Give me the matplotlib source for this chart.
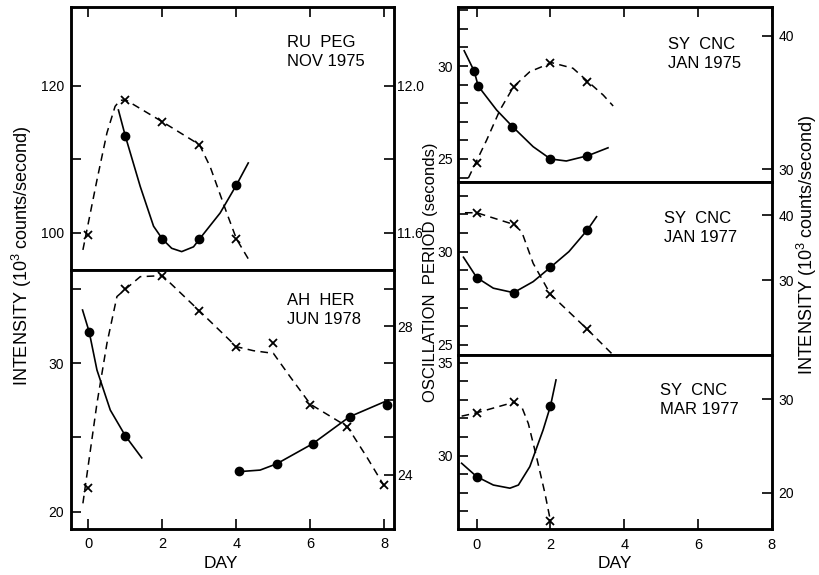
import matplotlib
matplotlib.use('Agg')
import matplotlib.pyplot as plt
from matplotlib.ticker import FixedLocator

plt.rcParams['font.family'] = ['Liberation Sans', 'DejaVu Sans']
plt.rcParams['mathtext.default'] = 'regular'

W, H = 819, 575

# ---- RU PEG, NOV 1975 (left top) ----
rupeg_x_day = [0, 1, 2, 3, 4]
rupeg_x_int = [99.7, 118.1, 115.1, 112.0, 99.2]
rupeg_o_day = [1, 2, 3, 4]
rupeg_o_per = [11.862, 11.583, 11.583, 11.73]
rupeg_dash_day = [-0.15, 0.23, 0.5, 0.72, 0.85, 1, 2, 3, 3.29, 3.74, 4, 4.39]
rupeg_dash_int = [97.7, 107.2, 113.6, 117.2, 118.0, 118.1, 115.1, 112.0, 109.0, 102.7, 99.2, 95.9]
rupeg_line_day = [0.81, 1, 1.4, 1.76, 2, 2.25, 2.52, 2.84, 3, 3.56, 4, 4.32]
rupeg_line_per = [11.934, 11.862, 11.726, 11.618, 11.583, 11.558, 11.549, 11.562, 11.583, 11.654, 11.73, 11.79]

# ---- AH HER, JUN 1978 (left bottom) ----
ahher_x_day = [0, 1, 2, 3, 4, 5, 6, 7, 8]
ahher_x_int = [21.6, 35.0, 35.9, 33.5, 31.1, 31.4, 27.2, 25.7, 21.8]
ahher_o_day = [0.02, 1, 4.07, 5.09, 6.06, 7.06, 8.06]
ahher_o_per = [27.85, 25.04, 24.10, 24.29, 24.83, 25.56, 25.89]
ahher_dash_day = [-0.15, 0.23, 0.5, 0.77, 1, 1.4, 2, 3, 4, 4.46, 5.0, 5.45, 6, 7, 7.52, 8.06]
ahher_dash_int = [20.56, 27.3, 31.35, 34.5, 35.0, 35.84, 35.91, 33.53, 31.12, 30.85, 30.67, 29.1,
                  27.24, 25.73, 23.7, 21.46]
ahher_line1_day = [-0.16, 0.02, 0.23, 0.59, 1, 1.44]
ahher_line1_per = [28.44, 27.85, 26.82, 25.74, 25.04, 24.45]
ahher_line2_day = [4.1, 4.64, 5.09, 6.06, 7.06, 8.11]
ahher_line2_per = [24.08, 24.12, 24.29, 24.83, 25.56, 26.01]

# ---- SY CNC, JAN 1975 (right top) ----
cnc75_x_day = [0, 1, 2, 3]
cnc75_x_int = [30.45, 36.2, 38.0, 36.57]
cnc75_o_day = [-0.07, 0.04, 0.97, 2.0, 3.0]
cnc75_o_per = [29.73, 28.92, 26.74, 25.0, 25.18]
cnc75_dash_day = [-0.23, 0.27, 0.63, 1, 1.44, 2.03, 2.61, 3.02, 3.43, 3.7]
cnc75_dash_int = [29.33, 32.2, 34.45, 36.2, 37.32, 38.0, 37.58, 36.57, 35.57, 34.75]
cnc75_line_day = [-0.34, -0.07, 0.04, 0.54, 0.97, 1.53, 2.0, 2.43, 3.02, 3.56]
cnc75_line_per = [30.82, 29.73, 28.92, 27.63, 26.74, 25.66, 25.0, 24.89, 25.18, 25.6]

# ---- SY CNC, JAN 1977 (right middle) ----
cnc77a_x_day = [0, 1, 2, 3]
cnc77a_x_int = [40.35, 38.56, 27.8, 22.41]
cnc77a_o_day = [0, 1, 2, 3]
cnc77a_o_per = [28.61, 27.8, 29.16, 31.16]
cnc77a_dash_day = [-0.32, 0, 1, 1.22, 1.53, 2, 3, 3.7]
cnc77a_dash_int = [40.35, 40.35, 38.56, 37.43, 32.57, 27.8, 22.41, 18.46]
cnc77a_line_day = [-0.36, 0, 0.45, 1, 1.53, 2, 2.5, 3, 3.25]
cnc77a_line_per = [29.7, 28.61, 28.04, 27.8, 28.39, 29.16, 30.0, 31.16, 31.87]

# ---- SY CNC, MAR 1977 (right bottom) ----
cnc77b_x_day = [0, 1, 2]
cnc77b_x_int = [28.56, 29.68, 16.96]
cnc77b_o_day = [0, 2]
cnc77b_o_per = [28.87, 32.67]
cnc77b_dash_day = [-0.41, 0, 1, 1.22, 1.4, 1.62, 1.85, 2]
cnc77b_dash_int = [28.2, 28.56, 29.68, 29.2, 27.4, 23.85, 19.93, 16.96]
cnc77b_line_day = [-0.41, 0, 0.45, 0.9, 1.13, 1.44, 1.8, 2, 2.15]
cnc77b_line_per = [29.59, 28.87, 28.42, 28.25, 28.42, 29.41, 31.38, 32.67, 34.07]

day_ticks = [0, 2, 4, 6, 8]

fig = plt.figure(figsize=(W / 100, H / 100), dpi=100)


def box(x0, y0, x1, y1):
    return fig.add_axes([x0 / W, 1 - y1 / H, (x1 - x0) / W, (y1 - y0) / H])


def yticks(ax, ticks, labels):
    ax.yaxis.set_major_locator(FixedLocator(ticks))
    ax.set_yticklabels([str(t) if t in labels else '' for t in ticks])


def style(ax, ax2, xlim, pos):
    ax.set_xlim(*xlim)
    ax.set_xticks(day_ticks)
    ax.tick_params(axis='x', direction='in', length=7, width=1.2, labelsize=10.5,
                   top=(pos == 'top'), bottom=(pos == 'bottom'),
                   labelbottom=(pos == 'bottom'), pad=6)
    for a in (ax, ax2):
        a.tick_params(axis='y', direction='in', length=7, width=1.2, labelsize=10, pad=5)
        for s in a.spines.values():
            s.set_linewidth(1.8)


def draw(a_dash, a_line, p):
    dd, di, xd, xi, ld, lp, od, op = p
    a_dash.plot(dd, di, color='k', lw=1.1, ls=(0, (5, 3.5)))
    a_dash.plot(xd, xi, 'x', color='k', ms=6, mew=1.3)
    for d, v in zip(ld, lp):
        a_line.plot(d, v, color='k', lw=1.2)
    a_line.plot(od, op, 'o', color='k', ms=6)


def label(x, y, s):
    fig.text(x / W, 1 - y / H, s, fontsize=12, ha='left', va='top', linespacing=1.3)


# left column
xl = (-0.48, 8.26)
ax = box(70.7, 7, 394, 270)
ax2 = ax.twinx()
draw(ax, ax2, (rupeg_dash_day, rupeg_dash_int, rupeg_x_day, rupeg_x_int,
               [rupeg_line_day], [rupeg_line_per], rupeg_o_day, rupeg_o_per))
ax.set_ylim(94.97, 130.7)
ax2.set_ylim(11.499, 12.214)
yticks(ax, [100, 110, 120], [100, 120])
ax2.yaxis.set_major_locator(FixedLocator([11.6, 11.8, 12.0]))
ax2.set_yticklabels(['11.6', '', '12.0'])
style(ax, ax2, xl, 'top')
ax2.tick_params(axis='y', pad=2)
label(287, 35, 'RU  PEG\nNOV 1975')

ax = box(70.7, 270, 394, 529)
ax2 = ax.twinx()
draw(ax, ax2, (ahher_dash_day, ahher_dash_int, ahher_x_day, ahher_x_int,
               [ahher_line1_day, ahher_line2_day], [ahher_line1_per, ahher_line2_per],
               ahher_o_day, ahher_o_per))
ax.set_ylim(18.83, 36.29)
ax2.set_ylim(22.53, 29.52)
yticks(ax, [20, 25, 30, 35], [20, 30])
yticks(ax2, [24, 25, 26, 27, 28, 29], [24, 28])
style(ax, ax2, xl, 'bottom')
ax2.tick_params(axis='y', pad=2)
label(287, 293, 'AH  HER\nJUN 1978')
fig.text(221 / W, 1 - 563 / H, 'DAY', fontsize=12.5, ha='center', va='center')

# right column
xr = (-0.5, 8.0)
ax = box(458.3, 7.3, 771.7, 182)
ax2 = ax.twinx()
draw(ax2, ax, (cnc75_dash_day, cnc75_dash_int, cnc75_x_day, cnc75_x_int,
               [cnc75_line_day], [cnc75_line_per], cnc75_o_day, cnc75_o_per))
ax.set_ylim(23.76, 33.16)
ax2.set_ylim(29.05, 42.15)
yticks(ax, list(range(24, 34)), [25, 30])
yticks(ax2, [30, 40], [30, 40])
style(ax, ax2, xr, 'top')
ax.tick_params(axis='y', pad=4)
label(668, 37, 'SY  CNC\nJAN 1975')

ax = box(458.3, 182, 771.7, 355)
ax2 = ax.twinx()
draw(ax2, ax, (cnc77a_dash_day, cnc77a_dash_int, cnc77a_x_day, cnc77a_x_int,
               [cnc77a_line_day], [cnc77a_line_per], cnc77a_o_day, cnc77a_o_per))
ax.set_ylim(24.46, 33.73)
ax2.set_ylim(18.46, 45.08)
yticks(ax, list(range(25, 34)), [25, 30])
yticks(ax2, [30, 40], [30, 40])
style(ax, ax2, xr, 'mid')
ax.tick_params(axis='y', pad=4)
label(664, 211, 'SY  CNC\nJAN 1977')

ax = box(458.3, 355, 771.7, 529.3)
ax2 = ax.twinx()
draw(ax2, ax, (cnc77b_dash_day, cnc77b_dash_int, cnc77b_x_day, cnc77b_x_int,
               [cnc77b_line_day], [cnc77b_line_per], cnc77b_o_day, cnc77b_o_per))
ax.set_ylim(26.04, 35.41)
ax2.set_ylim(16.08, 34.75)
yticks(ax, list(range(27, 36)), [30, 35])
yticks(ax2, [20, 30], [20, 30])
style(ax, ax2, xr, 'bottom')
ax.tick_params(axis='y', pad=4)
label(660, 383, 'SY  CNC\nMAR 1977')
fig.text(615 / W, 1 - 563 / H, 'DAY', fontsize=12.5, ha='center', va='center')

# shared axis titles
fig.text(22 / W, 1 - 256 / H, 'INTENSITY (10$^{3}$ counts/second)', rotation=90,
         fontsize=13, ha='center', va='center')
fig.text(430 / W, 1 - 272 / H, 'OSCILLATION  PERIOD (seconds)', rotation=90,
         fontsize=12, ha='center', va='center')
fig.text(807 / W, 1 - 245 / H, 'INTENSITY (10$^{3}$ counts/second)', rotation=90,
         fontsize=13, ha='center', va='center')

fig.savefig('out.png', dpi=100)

### [TASK DETAILS]
Please reproduce the listing exactly from its opening line through the line that contains "plt.rcParams['mathtext.default'] = 'regular'", both included, with all pictures omitted.

### [CORRECT RESULT]
Give me the matplotlib source for this chart.
import matplotlib
matplotlib.use('Agg')
import matplotlib.pyplot as plt
from matplotlib.ticker import FixedLocator

plt.rcParams['font.family'] = ['Liberation Sans', 'DejaVu Sans']
plt.rcParams['mathtext.default'] = 'regular'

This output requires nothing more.